# Location of outlook settings file in directory structure?



## ntomsheck (Oct 14, 2011)

Does anyone know where I could find the configuration file for outlook to store all connection settings?  I've tried using locate and looking through all .cfg and .conf files, and now I'm running a 'grep exchange' across the entire /Applications/Microsoft Office 2011 directory.  Truth be told, no idea what the file is called or even it's file extension (if it has one).  Google doesn't seem to have this answer either. Linux/Unix commands are my strong points, not Mac file systems haha.

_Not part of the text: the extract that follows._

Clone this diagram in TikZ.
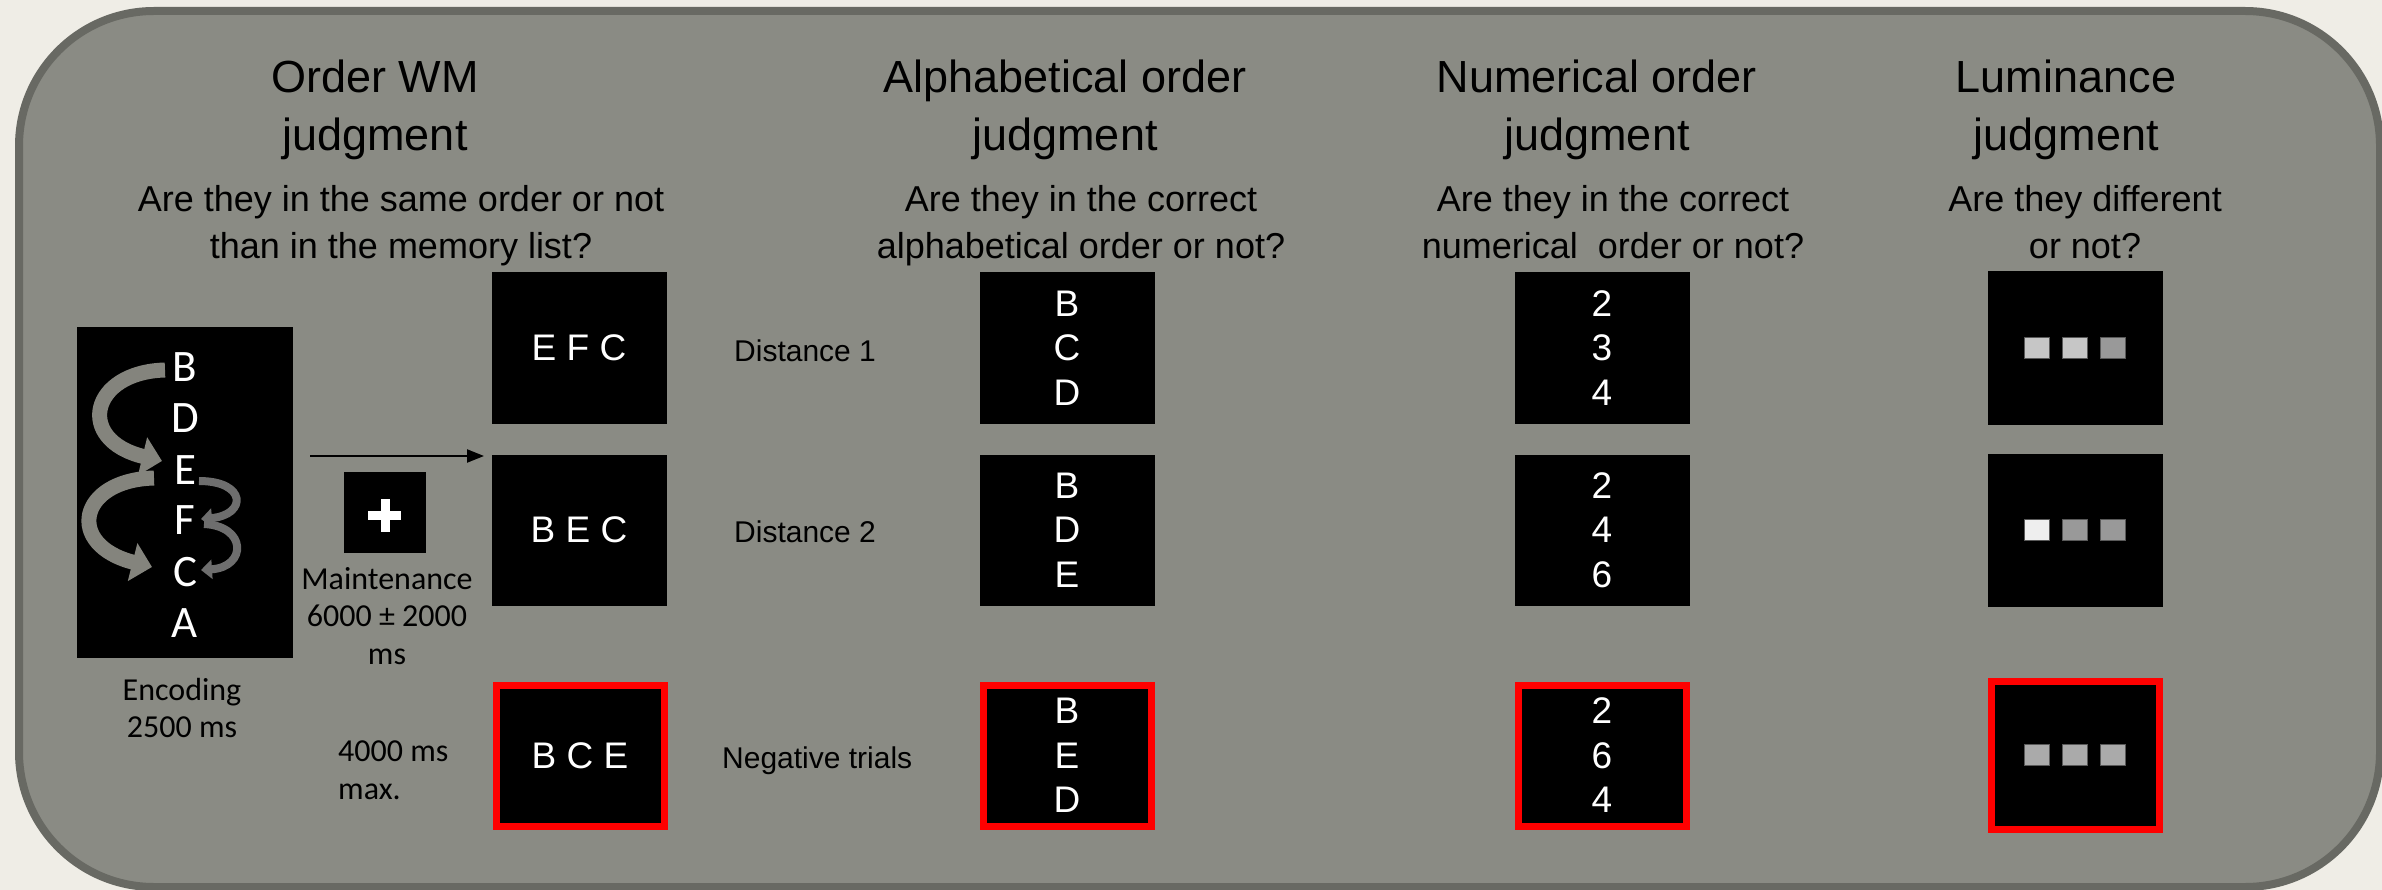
\documentclass[tikz,border=0pt]{standalone}
\usepackage{fontspec}
\setmainfont{Liberation Sans}
\newfontfamily\calfont{Carlito}
\usetikzlibrary{arrows.meta}
\definecolor{pagebg}{RGB}{239,237,230}
\definecolor{panel}{RGB}{138,139,132}
\definecolor{panelline}{RGB}{104,105,99}
\definecolor{arrowlight}{RGB}{132,132,125}
\definecolor{arrowedge}{RGB}{190,190,184}
\definecolor{arrowdark}{RGB}{110,110,110}
\definecolor{lumA}{RGB}{198,198,198}
\definecolor{lumB}{RGB}{153,153,153}
\definecolor{lumW}{RGB}{238,238,238}
\definecolor{lumC}{RGB}{170,170,170}
\definecolor{negred}{RGB}{255,0,0}
\begin{document}
\begin{tikzpicture}[x=1pt,y=-1pt,
  title/.style={font=\fontsize{45}{58}\selectfont, align=center, inner sep=0pt},
  question/.style={font=\fontsize{36}{47}\selectfont, align=center, inner sep=0pt},
  clabel/.style={font=\calfont\fontsize{32}{37.5}\selectfont, align=center, inner sep=0pt},
  dlabel/.style={font=\fontsize{30}{36}\selectfont, anchor=west, inner sep=0pt},
  stim/.style={fill=black, inner sep=0pt, text=white, align=center,
    font=\fontsize{37}{44.5}\selectfont, minimum width=175pt, minimum height=151pt},
  negstim/.style={stim, draw=negred, line width=7pt, minimum width=168pt, minimum height=141pt},
  enclet/.style={text=white, inner sep=0pt, font=\calfont\fontsize{45}{50}\selectfont},
  lsq/.style={inner sep=0pt, minimum width=25pt, minimum height=21pt, draw=black!65, line width=0.8pt},
  curvearrow/.style={line width=15pt, draw=arrowlight, -{Triangle[length=20pt,width=38pt]}},
  smallcurve/.style={line width=8pt, draw=arrowdark, -{Triangle[length=11pt,width=19pt]}}
]
\fill[pagebg] (0,0) rectangle (2382,890);
\useasboundingbox (0,0) rectangle (2382,890);
\draw[draw=panelline, fill=panel, line width=8pt, rounded corners=135pt] (19,11) rectangle (2380,887);

% titles
\node[title] (t1) at (375,109.5) {\strut Order WM\\judgment\strut};
\node[title] (t2) at (1065,109.5) {\strut Alphabetical order\\judgment\strut};
\node[title] (t3) at (1597,109.5) {\strut Numerical order\\judgment\strut};
\node[title] (t4) at (2066,109.5) {\strut Luminance\\judgment\strut};
\node[question] (q1) at (401,225.5) {\strut Are they in the same order or not\\than in the memory list?\strut};
\node[question] (q2) at (1081,225.5) {\strut Are they in the correct\\alphabetical order or not?\strut};
\node[question] (q3) at (1613,225.5) {\strut Are they in the correct\\numerical\ \ order or not?\strut};
\node[question] (q4) at (2085,225.5) {\strut Are they different\\or not?\strut};

% encoding
\node[fill=black, inner sep=0pt, minimum width=216pt, minimum height=331pt] (enc) at (185,492.5) {};
\node[enclet] (lB) at (185,367) {B};
\node[enclet] (lD) at (185,418) {D};
\node[enclet] (lE) at (185,470) {E};
\node[enclet] (lF) at (185,520) {F};
\node[enclet] (lC) at (185,572) {C};
\node[enclet] (lA) at (185,623) {A};
\draw[curvearrow] (165,370) .. controls (90,372) and (75,440) .. (162,461);
\draw[curvearrow] (154,478) .. controls (78,480) and (65,545) .. (152,567);
\draw[smallcurve] (199,481) .. controls (247,481) and (247,515) .. (201,519);
\draw[smallcurve] (204,524) .. controls (247,526) and (247,567) .. (201,570);
\node[clabel] (encl) at (182,708) {Encoding\\2500 ms};

% maintenance
\node[fill=black, inner sep=0pt, minimum width=82pt, minimum height=81pt] (fix) at (385,512.5) {};
\draw[white, line width=9pt] (368,515) -- (401,515);
\draw[white, line width=9pt] (385,499) -- (385,532);
\node[clabel] (maint) at (387,616) {Maintenance\\6000 ± 2000\\ms};
\coordinate (arrS) at (310,456);
\coordinate (arrE) at (484,456);
\draw[line width=2.2pt, -{Triangle[length=17pt,width=13pt]}] (arrS) -- (arrE);
\node[clabel, align=left, anchor=west] (maxl) at (338,770) {4000 ms\\max.};

% order WM probes
\node[stim] (o1) at (579,348) {E F C};
\node[stim] (o2) at (579,530) {B E C};
\node[negstim] (o3) at (580,755.5) {B C E};
\node[dlabel] (d1) at (734,351) {Distance 1};
\node[dlabel] (d2) at (734,532) {Distance 2};
\node[dlabel] (d3) at (722,761) {Negative trials};

% alphabetical
\node[stim] (a1) at (1067,348) {B\\C\\D};
\node[stim] (a2) at (1067,530) {B\\D\\E};
\node[negstim] (a3) at (1067,755.5) {B\\E\\D};

% numerical
\node[stim] (n1) at (1602,348) {2\\3\\4};
\node[stim] (n2) at (1602,530) {2\\4\\6};
\node[negstim] (n3) at (1602,755.5) {2\\6\\4};

% luminance
\node[stim, minimum height=154pt] (l1) at (2075,348) {};
\node[stim, minimum height=153pt] (l2) at (2075,530.5) {};
\node[negstim, minimum height=148pt] (l3) at (2075,755.5) {};
\node[lsq, fill=lumA] (s11) at (2037,347.5) {};
\node[lsq, fill=lumA] (s12) at (2075,347.5) {};
\node[lsq, fill=lumB] (s13) at (2113,347.5) {};
\node[lsq, fill=lumW] (s21) at (2037,529.5) {};
\node[lsq, fill=lumB] (s22) at (2075,529.5) {};
\node[lsq, fill=lumB] (s23) at (2113,529.5) {};
\node[lsq, fill=lumC] (s31) at (2037,754.5) {};
\node[lsq, fill=lumC] (s32) at (2075,754.5) {};
\node[lsq, fill=lumC] (s33) at (2113,754.5) {};
\end{tikzpicture}
\end{document}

This is on Mac OS X 10.7.2 with Microsoft Office 2011
Thanks for looking!


----------



## ElDiabloConCaca (Oct 14, 2011)

They may be located in several subfolders of ~/Documents/Microsoft User Data/Office 2011 Identities/Main Identity

However, Microsoft likes to store a lot of configuration information in a binary/encoded format, meaning a simple grep won't find the data you're looking for, and, even if it did, you would not be able to edit the config file as plain text, like you can with other configuration files.

If you're looking for a way to distribute configuration files amongst several computers without having to set each one up individually, maybe these scripts will help (I have no experience with them whatsoever):

http://www.officeformachelp.com/outlook/exchange/setup-script/

http://www.officeformachelp.com/201...-to-outlook-for-macs-auto-configuration-file/


----------